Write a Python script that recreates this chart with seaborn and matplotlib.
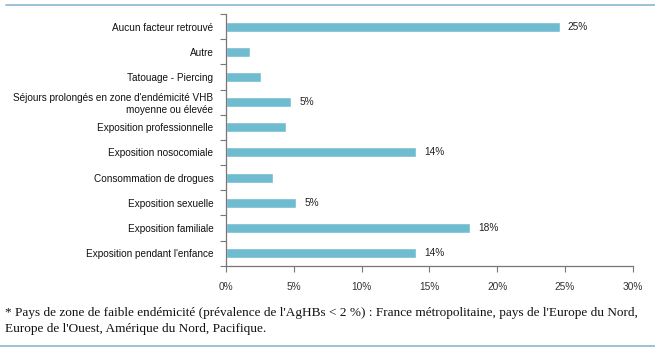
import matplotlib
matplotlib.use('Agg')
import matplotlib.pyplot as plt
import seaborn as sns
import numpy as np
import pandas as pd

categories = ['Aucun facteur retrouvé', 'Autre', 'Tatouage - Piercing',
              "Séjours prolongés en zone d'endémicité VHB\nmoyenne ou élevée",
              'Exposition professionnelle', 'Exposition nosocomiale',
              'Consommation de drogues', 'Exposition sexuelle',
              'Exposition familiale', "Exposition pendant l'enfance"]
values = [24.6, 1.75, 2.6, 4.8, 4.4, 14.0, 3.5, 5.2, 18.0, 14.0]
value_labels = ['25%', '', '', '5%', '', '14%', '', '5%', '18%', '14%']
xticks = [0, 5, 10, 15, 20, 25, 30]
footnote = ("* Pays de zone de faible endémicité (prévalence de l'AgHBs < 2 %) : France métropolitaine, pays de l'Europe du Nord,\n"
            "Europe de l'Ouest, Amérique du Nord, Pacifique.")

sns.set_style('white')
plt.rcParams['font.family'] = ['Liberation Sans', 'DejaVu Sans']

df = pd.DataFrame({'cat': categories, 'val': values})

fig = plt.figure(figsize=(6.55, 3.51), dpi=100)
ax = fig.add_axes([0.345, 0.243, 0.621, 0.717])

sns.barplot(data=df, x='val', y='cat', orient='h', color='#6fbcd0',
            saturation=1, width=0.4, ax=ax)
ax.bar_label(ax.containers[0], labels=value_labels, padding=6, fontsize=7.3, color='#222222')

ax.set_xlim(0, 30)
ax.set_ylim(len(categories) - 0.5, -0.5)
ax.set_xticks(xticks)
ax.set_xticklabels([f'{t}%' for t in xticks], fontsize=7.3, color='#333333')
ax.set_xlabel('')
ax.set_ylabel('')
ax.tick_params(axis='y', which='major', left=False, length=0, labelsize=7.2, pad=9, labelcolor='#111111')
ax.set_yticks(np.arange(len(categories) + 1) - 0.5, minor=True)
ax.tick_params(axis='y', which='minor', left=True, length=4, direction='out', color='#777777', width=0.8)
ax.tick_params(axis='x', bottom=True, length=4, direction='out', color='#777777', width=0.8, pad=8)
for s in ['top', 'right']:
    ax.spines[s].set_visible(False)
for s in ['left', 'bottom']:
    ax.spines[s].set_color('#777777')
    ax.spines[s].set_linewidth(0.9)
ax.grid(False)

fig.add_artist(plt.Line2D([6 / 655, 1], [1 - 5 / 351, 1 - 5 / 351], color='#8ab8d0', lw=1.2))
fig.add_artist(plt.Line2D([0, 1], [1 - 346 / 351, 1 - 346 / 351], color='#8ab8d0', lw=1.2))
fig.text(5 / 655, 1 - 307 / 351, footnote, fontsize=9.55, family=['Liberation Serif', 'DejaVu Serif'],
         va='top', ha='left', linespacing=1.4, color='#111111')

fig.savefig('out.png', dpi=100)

=====

■ WRITTEN REQUEST: Except for the pictures, print the data above exactly.

■ OUTPUT OF THE EXERCISE:
Write a Python script that recreates this chart with seaborn and matplotlib.
import matplotlib
matplotlib.use('Agg')
import matplotlib.pyplot as plt
import seaborn as sns
import numpy as np
import pandas as pd

categories = ['Aucun facteur retrouvé', 'Autre', 'Tatouage - Piercing',
              "Séjours prolongés en zone d'endémicité VHB\nmoyenne ou élevée",
              'Exposition professionnelle', 'Exposition nosocomiale',
              'Consommation de drogues', 'Exposition sexuelle',
              'Exposition familiale', "Exposition pendant l'enfance"]
values = [24.6, 1.75, 2.6, 4.8, 4.4, 14.0, 3.5, 5.2, 18.0, 14.0]
value_labels = ['25%', '', '', '5%', '', '14%', '', '5%', '18%', '14%']
xticks = [0, 5, 10, 15, 20, 25, 30]
footnote = ("* Pays de zone de faible endémicité (prévalence de l'AgHBs < 2 %) : France métropolitaine, pays de l'Europe du Nord,\n"
            "Europe de l'Ouest, Amérique du Nord, Pacifique.")

sns.set_style('white')
plt.rcParams['font.family'] = ['Liberation Sans', 'DejaVu Sans']

df = pd.DataFrame({'cat': categories, 'val': values})

fig = plt.figure(figsize=(6.55, 3.51), dpi=100)
ax = fig.add_axes([0.345, 0.243, 0.621, 0.717])

sns.barplot(data=df, x='val', y='cat', orient='h', color='#6fbcd0',
            saturation=1, width=0.4, ax=ax)
ax.bar_label(ax.containers[0], labels=value_labels, padding=6, fontsize=7.3, color='#222222')

ax.set_xlim(0, 30)
ax.set_ylim(len(categories) - 0.5, -0.5)
ax.set_xticks(xticks)
ax.set_xticklabels([f'{t}%' for t in xticks], fontsize=7.3, color='#333333')
ax.set_xlabel('')
ax.set_ylabel('')
ax.tick_params(axis='y', which='major', left=False, length=0, labelsize=7.2, pad=9, labelcolor='#111111')
ax.set_yticks(np.arange(len(categories) + 1) - 0.5, minor=True)
ax.tick_params(axis='y', which='minor', left=True, length=4, direction='out', color='#777777', width=0.8)
ax.tick_params(axis='x', bottom=True, length=4, direction='out', color='#777777', width=0.8, pad=8)
for s in ['top', 'right']:
    ax.spines[s].set_visible(False)
for s in ['left', 'bottom']:
    ax.spines[s].set_color('#777777')
    ax.spines[s].set_linewidth(0.9)
ax.grid(False)

fig.add_artist(plt.Line2D([6 / 655, 1], [1 - 5 / 351, 1 - 5 / 351], color='#8ab8d0', lw=1.2))
fig.add_artist(plt.Line2D([0, 1], [1 - 346 / 351, 1 - 346 / 351], color='#8ab8d0', lw=1.2))
fig.text(5 / 655, 1 - 307 / 351, footnote, fontsize=9.55, family=['Liberation Serif', 'DejaVu Serif'],
         va='top', ha='left', linespacing=1.4, color='#111111')

fig.savefig('out.png', dpi=100)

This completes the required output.